Our solar system, by contrast, doesn't. Why?

Research conducted by astronomer Gregory Laughlin and astronomer/Forbes 30 Under 30 list member Konstantin Batygin suggest that the responsibility may lie with the planets Jupiter and Saturn.

In a paper published this week in the Proceedings of the National Academy of Sciences, the two astronomers suggest that in the early life of the solar system, Jupiter traveled much closer to the Sun than it is now - close to 140 million miles away - before reversing course and finding itself in its present orbit about 483 million miles from the Sun thanks to its gravitational interaction between the two gas giants.

Given Jupiter's massive size, its strong gravity may have taken its toll on any super-Earths that existed in the early years of the Solar System by literally shifting their orbits so that they fell into the Sun.

"In this scenario, the Solar System’s terrestrial planets formed from gas-starved mass-depleted debris that remained," the authors wrote in the paper.

"All of this fits beautifully with other recent developments in understanding how the solar system evolved, while filling in some gaps," Batygin said in a statement.

The idea that Jupiter and Saturn once traveled closer to the Sun isn't original to this paper. Called the "Grand Tack scenario," it was developed in part by a research group in 2001 and later revived again in 2011 to explain some of what astronomers were learning about the early Solar System. (Astronomer Kevin Walsh has a great page of resources about this theory that you can explore here.)

For this research, Laughlin & Batygin ran computer simultations involving the Grand Tack scenario to see how it would impact the Solar System if, like most Solar Systems outside of ours, "super-Earths" had formed near the Sun.

"It's the same thing we worry about if satellites were to be destroyed in low-Earth orbit. Their fragments would start smashing into other satellites and you'd risk a chain reaction of collisions. Our work indicates that Jupiter would have created just such a collisional cascade in the inner solar system," Laughlin explained in a press release.

With the matter and gasses of the super-Earths being driven to the Sun, there was a lot less material available to produce planets. The result, then, were the small, rocky inner planets of our Solar System - including Earth.

If this theory pans out, Earth-like planets may be hard to find in the wider universe .

The key reason why is Saturn. In most solar systems, only one large gas giant like Jupiter will for in its early years. So when it gets closer to its Sun, it stops and finds an orbit that's similar to that of Earth's. And the super-Earths also typically remain intact.

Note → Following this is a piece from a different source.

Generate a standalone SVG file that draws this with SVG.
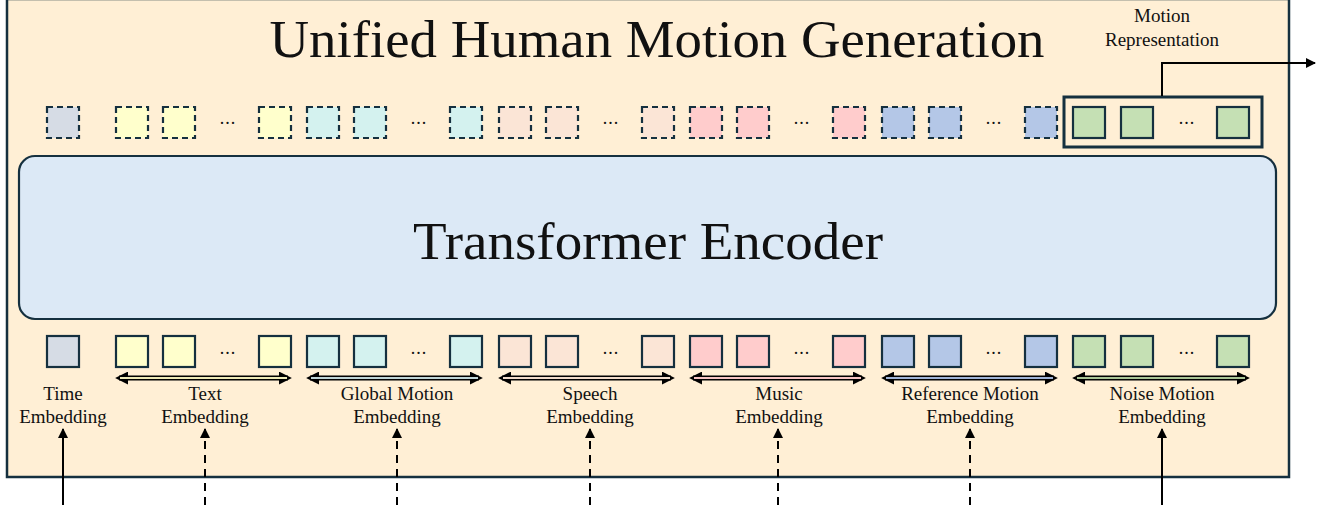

But in our solar system, both Jupiter and Saturn formed relatively early. And as both planets moved towards the Sun, the complex gravitational actions between them and the clouds of hot gas and matter that still existed caused two rare events. First, it led to the two planets moving back away from the Sun and into their current orbits. Second, it led to the collisions that gravitational disturbances that destroyed our system's super-Earth's.

Since solar systems rarely produce two large gas giants like Jupiter and Saturn, it's likely that planets like ours are relatively unique.

"One of the predictions of our theory is that truly Earth-like planets, with solid surfaces and modest atmospheric pressures, are rare," Laughlin noted.